If the experiment was defined correctly, 3 messages will be displayed in the Log panel. The results of the experiment are saved in the comma-separated value file you selected earlier. Load it into Excel for analysis.

Changing the Experiment Parameters

Select the classifier entry (ZeroR) and “Edit selected”. This scheme has no modifiable properties but most other schemes do have properties that can be modified by the user. Click on the “Add new” to select J48. See how you can edit the parameters, and, if desired, modify the parameters.
Run the experiment and observe that results are generated for both schemes.
To add additional schemes, repeat this process. To remove a scheme, select the scheme by clicking on it and then click Delete. Run an experiment with a number of data sets and a number of classifiers at the same time.

Adding Additional Datasets

The scheme(s) may be run on any number of datasets at a time. Additional datasets are added by clicking “Add new …” in the Datasets panel. Datasets are deleted from the experiment by selecting the dataset and then clicking Delete Selected.

Experiment Analyser

Weka includes an experiment analyzer that can be used to analyse the results of experiments. Set up an experiment that uses 3 schemes, ZeroR, OneR, and J48, to classify the Iris data in an experiment using 10 train and test runs, with 66% of the data used for training and 34% used for testing.
After the experiment setup is complete, run the experiment. Then, to analyse the results, select the Analyse tab at the top of the Experiment Environment window. Use “Experiment” (or as alternative “File...”) to analyse the results of the current experiment.
The number of result lines available (“Got 30 results”) is shown in the Source panel. This experiment consisted of 10 runs, for 3 schemes, for 1 dataset, for a total of 30 result lines.
Select the Percent_correct attribute from the Comparison field and click Perform test to generate a comparison of the 3 schemes.
The schemes used in the experiment are shown in the columns and the datasets used are shown in the rows.
The percentage correct for each of the 3 schemes is shown in each data set row. The annotation “v” or “*” indicates that a specific result is statistically better (v) or worse (*) than the baseline scheme (in this case, ZeroR) at the significance level specified (currently 0.05). The results of both OneR and J48 are statistically better than the baseline established by ZeroR. At the bottom of each column after the first column is a count (xx/ yy/ zz) of the number of times that the scheme was better than (xx), the same as (yy), or worse than (zz) the baseline scheme on the datasets used in the experiment. In this example, there was only one dataset and OneR was better than ZeroR once and never equivalent to or worse than ZeroR (1/0/0); J48 was also better than ZeroR on the dataset.
The value “(10)” at the beginning of the “iris” row defines the number of runs of the experiment.
The standard deviation of the attribute being evaluated can be generated by selecting the Show std. deviations check box.
Selecting Number_correct as the comparison field and clicking Perform test generates the average number correct (out of a maximum of 51 test patterns, which is 34% of 150 patterns in the Iris dataset).

Saving the Results

The information displayed in the Test output panel is controlled by the currently-selected entry in the Result list panel. Clicking on an entry causes the results corresponding to that entry to be displayed. The results shown in the Test output panel can be saved to a file by clicking Save output.
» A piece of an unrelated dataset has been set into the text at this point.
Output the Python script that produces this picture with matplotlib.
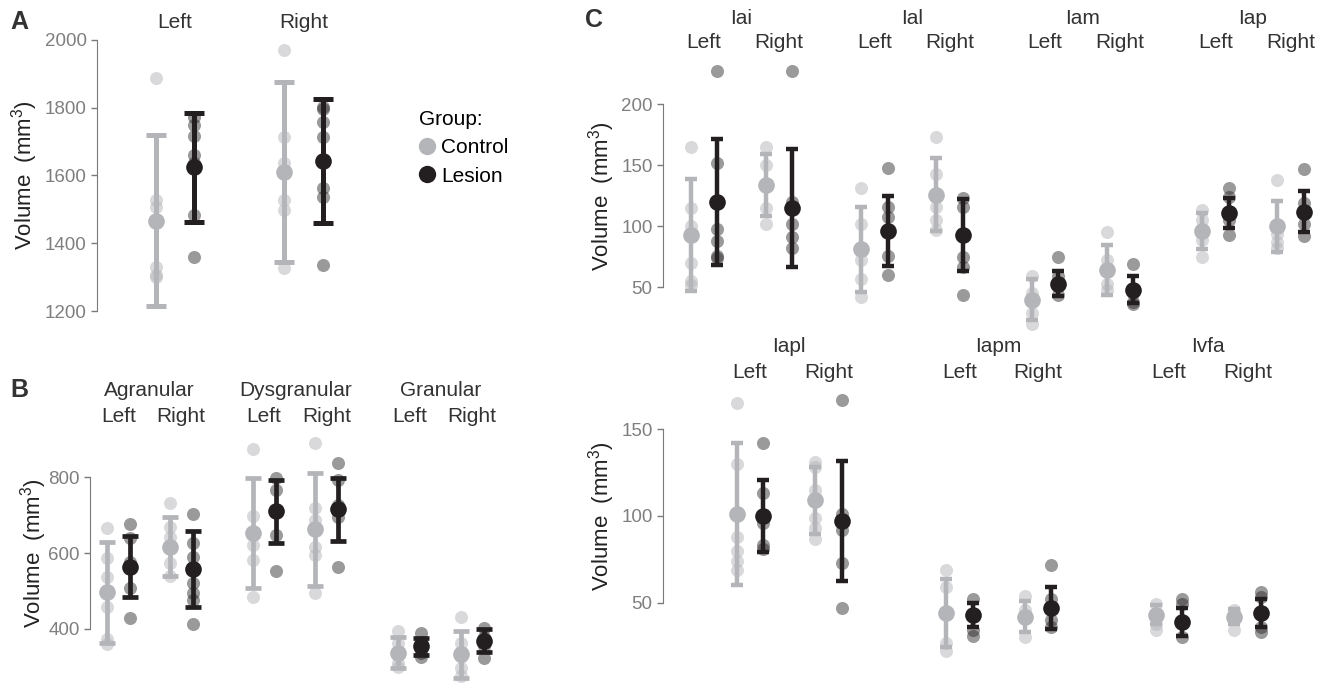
import matplotlib
matplotlib.use("Agg")
import matplotlib.pyplot as plt
from matplotlib.lines import Line2D
from matplotlib.transforms import blended_transform_factory

plt.rcParams['font.family'] = ['Liberation Sans', 'DejaVu Sans']
plt.rcParams['mathtext.fontset'] = 'custom'
plt.rcParams['mathtext.rm'] = 'Liberation Sans'
plt.rcParams['mathtext.default'] = 'regular'

HEMIS = ["Left", "Right"]

# panel A: whole insula
A_REGIONS = [""]
A_CTRL_PTS = [[[1889, 1528, 1508, 1331, 1301, 1306], [1970, 1715, 1638, 1528, 1498, 1326]]]
A_CTRL_MEAN = [[1467, 1611]]
A_CTRL_SD = [[252, 265]]
A_LES_PTS = [[[1774, 1749, 1717, 1661, 1636, 1483, 1360], [1803, 1795, 1759, 1715, 1562, 1537, 1336]]]
A_LES_MEAN = [[1624, 1643]]
A_LES_SD = [[161, 184]]
A_TICKS = [1200, 1400, 1600, 1800, 2000]

# panel B: cytoarchitectonic subdivisions
B_REGIONS = ["Agranular", "Dysgranular", "Granular"]
B_CTRL_PTS = [[[665, 586, 536, 458, 372, 360], [733, 670, 643, 573, 538]],
              [[874, 698, 621, 582, 483], [890, 718, 687, 617, 595, 494]],
              [[395, 361, 309, 298], [432, 361, 326, 296, 275]]]
B_CTRL_MEAN = [[496, 617], [652, 663], [337, 333]]
B_CTRL_SD = [[134, 79], [145, 149], [40, 62]]
B_LES_PTS = [[[677, 639, 577, 507, 428], [703, 626, 590, 520, 494, 476, 413]],
             [[797, 766, 713, 648, 553], [839, 793, 727, 696, 562]],
             [[388, 366, 335, 325], [401, 379, 353, 322]]]
B_LES_MEAN = [[564, 557], [710, 715], [353, 368]]
B_LES_SD = [[80, 100], [84, 84], [22, 30]]
B_TICKS = [400, 600, 800]

# panel C, top row
C1_REGIONS = ["Iai", "Ial", "Iam", "Iap"]
C1_CTRL_PTS = [[[165, 115, 100, 70, 55, 52], [165, 150, 115, 102]],
               [[131, 102, 72, 57, 42], [173, 143, 116, 105, 97]],
               [[59, 45, 29, 20], [95, 72, 53, 48]],
               [[113, 105, 89, 75], [138, 94, 87, 82]]]
C1_CTRL_MEAN = [[93, 134], [81, 126], [40, 64], [96, 100]]
C1_CTRL_SD = [[46, 25.5], [34.5, 30], [17, 20.5], [15, 21]]
C1_LES_PTS = [[[227, 152, 98, 88, 76, 74], [227, 120, 102, 91, 82]],
              [[148, 116, 108, 76, 60], [123, 116, 75, 67, 44]],
              [[75, 59, 44], [69, 45, 38, 36]],
              [[131, 124, 105, 93], [147, 119, 102, 92]]]
C1_LES_MEAN = [[120, 115], [96, 93], [53, 48], [111, 112]]
C1_LES_SD = [[51.5, 48.5], [28.5, 29.5], [10, 11], [12.5, 17]]
C1_TICKS = [50, 100, 150, 200]

# panel C, bottom row
C2_REGIONS = ["Iapl", "Iapm", "Ivfa"]
C2_CTRL_PTS = [[[165, 130, 88, 80, 74, 69], [131, 128, 115, 99, 93, 87]],
               [[69, 59, 27, 22], [54, 46, 30]],
               [[49, 38, 34], [46, 34]]]
C2_CTRL_MEAN = [[101, 109], [44, 42], [43, 42]]
C2_CTRL_SD = [[41, 19.5], [19.5, 9], [5.5, 4.5]]
C2_LES_PTS = [[[142, 113, 96, 83, 81], [167, 101, 92, 73, 47]],
              [[52, 34, 31], [72, 52, 40, 36]],
              [[52, 49, 30], [56, 53, 36, 33]]]
C2_LES_MEAN = [[100, 97], [43, 47], [39, 44]]
C2_LES_SD = [[20.5, 34.5], [7, 12], [8, 8]]
C2_TICKS = [50, 100, 150]

CTRL = '#b4b5b9'
LES = '#231f20'
W, H = 1339, 683

fig = plt.figure(figsize=(W / 100, H / 100), dpi=100)


def draw_panel(box, ycal, ticks, spacing, regions, cp, cm, cs, lp, lm, ls,
               region_y, hemi_y, label_x, cap, lw):
    left, right, top, bottom = box
    ax = fig.add_axes([left / W, 1 - bottom / H, (right - left) / W, (bottom - top) / H])
    (v1, p1), (v2, p2) = ycal
    ppu = (p2 - p1) / (v1 - v2)
    ax.set_ylim(v2 - (bottom - p2) / ppu, v1 + (p1 - top) / ppu)
    grp, hemi_px, reg_px, first = spacing
    ax.set_xlim(-(first - left) / grp, (right - first) / grp)
    hstep = hemi_px / grp
    rstep = reg_px / grp
    tr = blended_transform_factory(ax.transData, fig.transFigure)

    for r, reg in enumerate(regions):
        if reg:
            ax.text(r * rstep + hstep / 2, 1 - region_y / H, reg, transform=tr,
                    ha='center', va='center', fontsize=15, color='#333333')
        for h, hemi in enumerate(HEMIS):
            xc = r * rstep + h * hstep
            ax.text(xc, 1 - hemi_y / H, hemi, transform=tr,
                    ha='center', va='center', fontsize=15, color='#333333')
            for off, pts, mean, sd, col, al in [(-0.5, cp[r][h], cm[r][h], cs[r][h], CTRL, 0.5),
                                                (0.5, lp[r][h], lm[r][h], ls[r][h], LES, 0.45)]:
                ax.plot([xc + off] * len(pts), pts, 'o', color=col, alpha=al,
                        ms=9.4, mec='none', zorder=2)
                ax.errorbar(xc + off, mean, yerr=sd, fmt='none', ecolor=col,
                            elinewidth=lw, capsize=cap, capthick=lw, zorder=3)
                ax.plot(xc + off, mean, 'o', color=col, ms=12, mec='none', zorder=4)

    for s in ['top', 'right', 'bottom']:
        ax.spines[s].set_visible(False)
    ax.spines['left'].set_bounds(ticks[0], ticks[-1])
    ax.spines['left'].set_color('#7a7a7a')
    ax.set_xticks([])
    ax.set_yticks(ticks)
    ax.tick_params(axis='y', colors='#7a7a7a', labelcolor='#7f7f7f',
                   labelsize=13.5, length=4, width=1)
    ax.set_ylabel('Volume  (mm$^3$)', fontsize=16, color='#222222')
    mid = (p1 + p2) / 2
    ax.yaxis.set_label_coords((label_x - left) / (right - left), 1 - (mid - top) / (bottom - top))
    return ax


draw_panel((97, 400, 30, 322), ((2000, 40), (1200, 311)), A_TICKS,
           (38.5, 128.5, 0, 175), A_REGIONS,
           A_CTRL_PTS, A_CTRL_MEAN, A_CTRL_SD, A_LES_PTS, A_LES_MEAN, A_LES_SD,
           0, 22, 40, 7, 3.6)

draw_panel((90, 505, 432, 683), ((800, 477.3), (400, 628.7)), B_TICKS,
           (23, 62.5, 145.5, 118.5), B_REGIONS,
           B_CTRL_PTS, B_CTRL_MEAN, B_CTRL_SD, B_LES_PTS, B_LES_MEAN, B_LES_SD,
           390, 416, 49, 5.5, 3.4)

draw_panel((663, 1339, 55, 332), ((200, 104.3), (50, 287.3)), C1_TICKS,
           (26.5, 75, 170.5, 704), C1_REGIONS,
           C1_CTRL_PTS, C1_CTRL_MEAN, C1_CTRL_SD, C1_LES_PTS, C1_LES_MEAN, C1_LES_SD,
           18, 43, 617, 4.6, 3.2)

draw_panel((663, 1339, 380, 683), ((150, 429.3), (50, 602.7)), C2_TICKS,
           (26.5, 78.5, 209.5, 750), C2_REGIONS,
           C2_CTRL_PTS, C2_CTRL_MEAN, C2_CTRL_SD, C2_LES_PTS, C2_LES_MEAN, C2_LES_SD,
           347, 372, 617, 4.6, 3.2)

# legend
handles = [Line2D([], [], ls='none', marker='o', ms=12.5, color=CTRL, mec='none'),
           Line2D([], [], ls='none', marker='o', ms=12.5, color=LES, mec='none')]
fig.legend(handles, ['Control', 'Lesion'], loc='upper left',
           bbox_to_anchor=(419 / W, 1 - 110 / H), frameon=False, title='Group:',
           alignment='left', fontsize=15, title_fontsize=15, handlelength=0.8,
           handletextpad=0.25, labelspacing=0.45, borderpad=0, borderaxespad=0)

for letter, x, y in [('A', 10, 22), ('B', 10, 390), ('C', 585, 20)]:
    fig.text(x / W, 1 - y / H, letter, fontsize=18, fontweight='bold',
             color='#333333', va='center', ha='left')

fig.savefig('out.png', dpi=100)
Changing the Baseline Scheme

The baseline scheme can be changed by clicking Select base… and then selecting the desired scheme. Select the OneR scheme. This causes the other schemes to be compared individually with the OneR scheme.
Use the Percent_correct field with OneR as the base scheme. The system will indicate that there is no statistical difference between the results for OneR and J48. Is there a statistically significant difference between OneR and ZeroR?

Statistical Significance

The term “statistical significance” used in the previous section refers to the result of a pair-wise comparison of schemes using a “t-test”. As the significance level is decreased, the confidence in the conclusion increases.
In the current experiment, there is not a statistically significant difference between the OneR and J48 schemes. Play with the significance level.

Summary Test

Select for Test base Summary and perform a test. Then you will see output (ignore the numbers inside the brackets) in which the first row “- 1 1” indicates that column “b” (OneR) is better than row “a” (ZeroR) and that column “c” (J48) is also better than row “a”. The remaining entries are 0 because there is no significant difference between OneR and J48 on the data set that was used in the experiment.

Ranking Test

Select Ranking from Test base. The ranking test ranks the schemes according to the total wins (“>”) and losses (“<”) against the other schemes. The first column (“>-<”) is the difference between the number of wins and the number of losses.


To change from random train and test experiments to cross-validation experiments, choose in the setup tab the cross-validation experiment type.
Set the number of iterations to 1 in the Setup window.
Analyse this experiment (there are 30 (1 run times 10 folds times 3 schemes) result lines).

Averaging Result Producer

An alternative to the CrossValidation the Averaging Result. This result producer takes the average of a set of runs (which are typically cross-validation runs). This result producer is identified by clicking advanced in the setup and then the Result Generator panel and then selecting AveragingResultProducer from the drop-down list.
Conduct an experiment, in which the ZeroR, OneR, and j48.J48 schemes are run 10 times with 10-fold cross validation. Each run of 10 cross-validation folds is then averaged, producing one result line for each run (instead of one result line for each fold as in the previous example using the cross-validation result producer) for a total of 30 result lines.
It should be noted that while the results generated by the averaging result producer are slightly worse than those generated by the cross-validation result producer, the standard deviations are significantly smaller with the averaging result producer.